Boeing and the UK's Marshall Aerospace and Defence Group have signed a risk-reduction-phase contract linked to the latter's modification of five 737NGs for the Royal Air Force (RAF) E-7 airborne early warning and control system aircraft acquisition.
"Marshall is key to the conversion and delivery of the new fleet, and this contract will ensure it is fully prepared to begin the modification process in Cambridge early in 2021," the company says. "The subsequent programme of work is being discussed between the companies," it adds.
The UK signed a £1.5 billion ($1.9 billion) contract in March 2019 to replace the RAF's Boeing 707-based E-3D Sentry airborne warning and control system aircraft with the E-7 – a type in operational use with the air forces of Australia, South Korea and Turkey.

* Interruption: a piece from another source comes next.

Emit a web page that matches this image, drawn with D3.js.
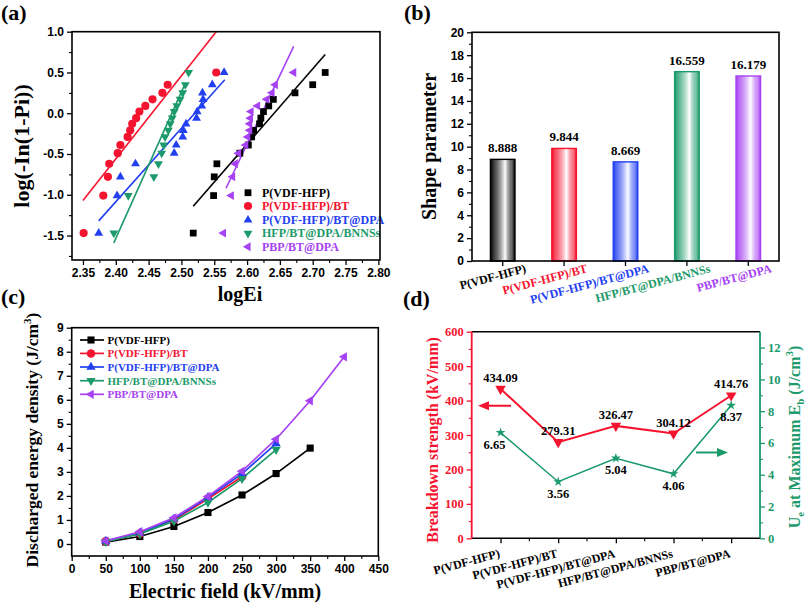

It identified Marshall as responsible for in-country modification work, to include the installation of Northrop Grumman's Mesa active electronically scanned array radar, onboard operator stations and a suite of communications equipment.
Subsequent to its contract announcement, the UK Ministry of Defence (MoD) revealed that two of the future E-7 platforms will be adapted from second-hand commercial airframes, with the remainder to be new examples produced at Boeing's Renton site in Seattle, Washington, in 2021-2022.
The MoD has indicated that modification work on each aircraft will take around 24 months to complete and the entire activity is due to be completed in 2026.
"Along with our unrivalled expertise in complex integration projects, it is a clear demonstration of our ability to develop and deliver world-leading applied engineering services," says Marshall Aerospace and Defence Group chief executive Alistair McPhee.
Boeing Defence UK managing director Anna Keeling notes: "The E-7 programme will provide the RAF with a combat-proven capability that is both low risk and best capability in the world."
Cirium's Fleets Analyzer shows that the Royal Australian Air Force is the largest operator of the E-7, with six Wedgetails in use. South Korea and Turkey each have received four examples of the CFM International CFM56-powered type.